(French) Face aux Caricatures de la Haine, la Non-Violence s’Impose

ORIGINAL LANGUAGES, 15 Oct 2012

Abbas Aroua – TRANSCEND Media Service

Les dernières semaines ont connu la résurgence des tensions occidento-islamiques autour de l’opposition apparente entre la liberté d’expression et le respect des symboles religieux. Nous espérions que le malheureux épisode des caricatures « Muhammeds ansigt » (Visage de Mohammed) publiées le 30 septembre 2005 par le journal danois Jyllands-Posten et la réaction violente dans certaines villes du monde musulman avait donné à réfléchir aux uns et aux autres sur les risques que font encourir à la paix dans le monde la provocation et la réaction violente à la provocation.

La manière quasi non-violente dont fut traitée l’affaire du film « Fitna » (Discorde) diffusé sur l’Internet le 27 mars 2008 par l’homme politique hollandais d’extrême-droite Geert Wilders nous réconfortait dans cet espoir. Mais la diffusion sur le Web au début de ce mois du film « Innocence of Muslims » (Innocence des musulmans) et la publication le 19 septembre 2012 des caricatures de Charlie Hebdo sur le prophète Mohammad ainsi que la colère et les manifestations de violence suscitées dans certains pays musulmans indiquent qu’hélas, la leçon n’a pas été retenue de l’épisode précédent.

On peut classer les attitudes et les comportements en Occident vis-à-vis de l’Islam qui sont perçus négativement dans le monde musulman en sept catégories :

1) La critique de l’Islam, c’est-à-dire la remise en question des valeurs islamiques à partir d’un référentiel occidental, ceci étant motivé en Occident par la perception d’une contradiction (réelle ou imaginaire) entre les valeurs occidentales et islamiques.
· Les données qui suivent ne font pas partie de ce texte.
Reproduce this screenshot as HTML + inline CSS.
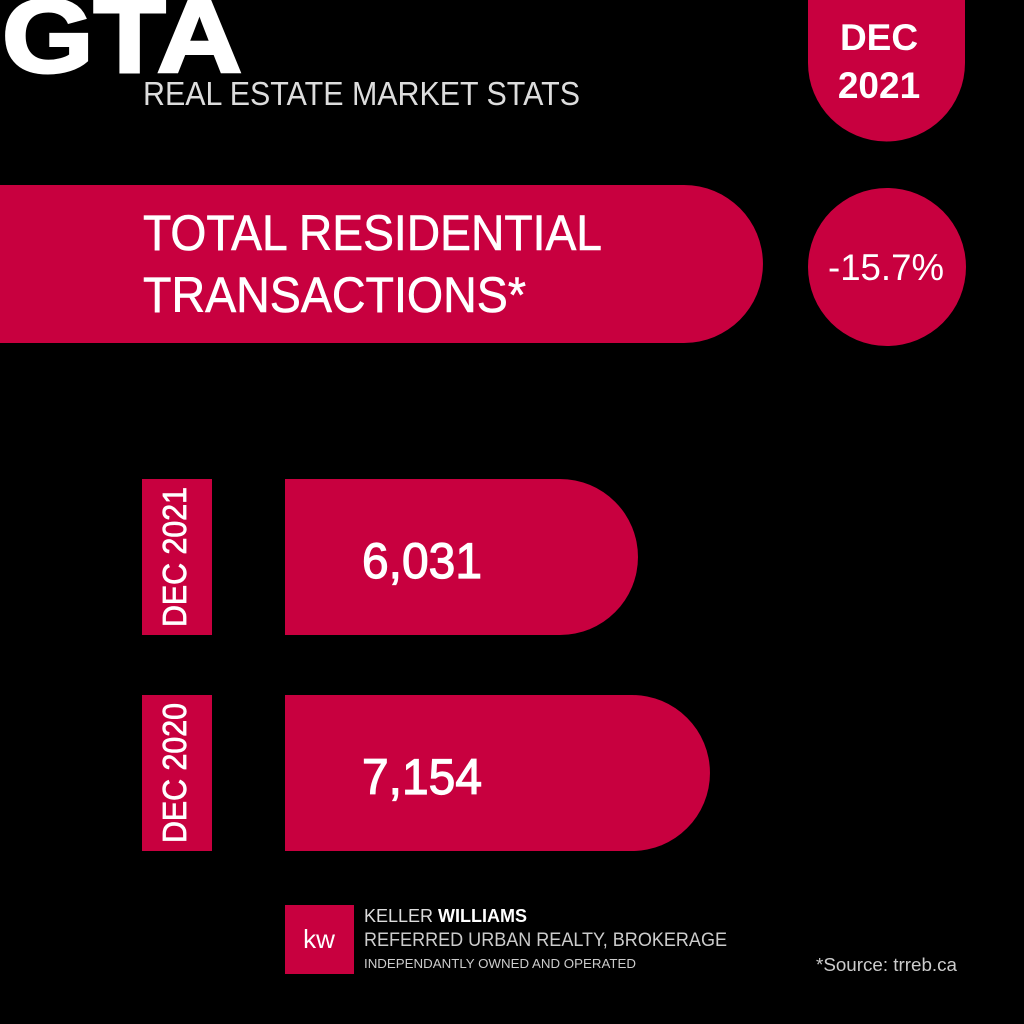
<!DOCTYPE html>
<html><head><meta charset="utf-8"><style>html,body{margin:0;background:#000;}svg{display:block;font-family:"Liberation Sans",sans-serif;}</style></head>
<body>
<svg width="1024" height="1024" viewBox="0 0 1024 1024">
<rect width="1024" height="1024" fill="#000"/>
<text x="2" y="72" font-size="104" font-weight="bold" fill="#fff" stroke="#fff" stroke-width="3" textLength="240" lengthAdjust="spacingAndGlyphs">GTA</text>
<text x="143" y="105" font-size="33" fill="#ddd" textLength="437" lengthAdjust="spacingAndGlyphs">REAL ESTATE MARKET STATS</text>
<path d="M808 0 H965 V63 A78.5 78.5 0 0 1 808 63 Z" fill="#c8003f"/>
<text x="879" y="50" font-size="37" font-weight="bold" fill="#fff" text-anchor="middle">DEC</text>
<text x="879" y="98" font-size="37" font-weight="bold" fill="#fff" text-anchor="middle">2021</text>
<path d="M0 185 H684 A79 79 0 0 1 684 343 H0 Z" fill="#c8003f"/>
<text x="143" y="250" font-size="50" fill="#fff" stroke="#fff" stroke-width="0.6" textLength="459" lengthAdjust="spacingAndGlyphs">TOTAL RESIDENTIAL</text>
<text x="143" y="312" font-size="50" fill="#fff" stroke="#fff" stroke-width="0.6" textLength="383" lengthAdjust="spacingAndGlyphs">TRANSACTIONS*</text>
<circle cx="887" cy="267" r="79" fill="#c8003f"/>
<text x="886" y="280" font-size="37" fill="#fff" text-anchor="middle" textLength="116" lengthAdjust="spacingAndGlyphs">-15.7%</text>
<g id="bars"></g>
<rect x="285" y="905" width="69" height="69" fill="#c8003f"/>
<text x="319" y="948" font-size="26" fill="#fff" text-anchor="middle">kw</text>
<text x="364" y="922" font-size="18" fill="#ddd">KELLER <tspan font-weight="bold" fill="#fff">WILLIAMS</tspan></text>
<text x="364" y="946" font-size="19" fill="#ccc" textLength="363" lengthAdjust="spacingAndGlyphs">REFERRED URBAN REALTY, BROKERAGE</text>
<text x="364" y="968" font-size="13" fill="#ccc" textLength="272" lengthAdjust="spacingAndGlyphs">INDEPENDANTLY OWNED AND OPERATED</text>
<text x="816" y="971" font-size="18" fill="#ccc" textLength="141" lengthAdjust="spacingAndGlyphs">*Source: trreb.ca</text>
</svg>
<script>
const categories = ["DEC 2021", "DEC 2020"];
const values = [6031, 7154];
const valueLabels = ["6,031", "7,154"];
const NS = "http://www.w3.org/2000/svg";
const g = document.getElementById("bars");
const x0 = 285, xScale = v => v * 0.0641 - 33.6;
const rowY = i => 479 + i * 216, h = 156, r = 78;
categories.forEach((c, i) => {
  const y = rowY(i);
  const lab = document.createElementNS(NS, "rect");
  lab.setAttribute("x", 142); lab.setAttribute("y", y); lab.setAttribute("width", 70); lab.setAttribute("height", h); lab.setAttribute("fill", "#c8003f");
  
  
  g.appendChild(lab);
  const lt = document.createElementNS(NS, "text");
  lt.setAttribute("transform", `translate(186,${y + h / 2}) rotate(-90)`);
  lt.setAttribute("text-anchor", "middle"); lt.setAttribute("font-size", "33"); lt.setAttribute("fill", "#fff");
  lt.setAttribute("stroke", "#fff"); lt.setAttribute("stroke-width", "0.8");
  lt.setAttribute("textLength", "140"); lt.setAttribute("lengthAdjust", "spacingAndGlyphs");
  lt.textContent = c;
  
  
  g.appendChild(lt);
  const w = xScale(values[i]);
  const p = document.createElementNS(NS, "path");
  p.setAttribute("d", `M${x0} ${y} H${x0 + w - r} A${r} ${r} 0 0 1 ${x0 + w - r} ${y + h} H${x0} Z`);
  p.setAttribute("fill", "#c8003f");
  
  
  g.appendChild(p);
  const vt = document.createElementNS(NS, "text");
  vt.setAttribute("x", 362); vt.setAttribute("y", y + 99);
  vt.setAttribute("font-size", "50"); vt.setAttribute("fill", "#fff");
  vt.setAttribute("stroke", "#fff"); vt.setAttribute("stroke-width", "1.2");
  vt.setAttribute("textLength", "120"); vt.setAttribute("lengthAdjust", "spacingAndGlyphs");
  vt.textContent = valueLabels[i];
  
  
  g.appendChild(vt);
});
</script>
</body></html>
Il s’agit d’une critique intellectuelle et rationnelle et relève de la méthodologie ;

2) L’anti-islamisme, qui consiste à s’opposer à l’interférence de l’Islam (et de la religion en général) dans la sphèrepolitique ; ce qui est de l’ordre de la politologie ;

3) L’« anti-Islam »-isme, qui est le rejet de l’Islam sur une base dogmatique religieuse ; relevant donc de la théologie ;

4) L’islamophobie, ou la peur et les préjugés irrationnels à l’égard de l’Islam et des musulmans. L’ignorance de l’autre, le manque de communication et d’entre-connaissance ainsi que les « blessures collectives » anciennes et récentes non guéries car non traitées sont les principales causes de cette peur ; ceci relève de la psychologie ;

5) L’islamo-racisme, qui perçoit les musulmans en Occident comme une « race » étrangère invasive et menaçante de l’identité et du bien-être des indigènes, et justifie leur discrimination, voire persécution ; c’est le domaine de l’idéologie.

Pour ces cinq catégories, la meilleure approche est le dialogue, qu’il soit intellectuel, politique ou religieux, et l’échange pour dissiper les craintes. Il y a par contre deux autres catégories où le dialogue et l’échange peuvent s’avérer inefficaces.

6) La provocation des musulmans ; il s’agit d’une attitude vicieuse et d’un comportement agressif gratuit vis-à-vis des musulmans, ce qui est de l’ordre de la pathologie. A ceci, le seul remède efficace est l’ignorance et l’indifférence.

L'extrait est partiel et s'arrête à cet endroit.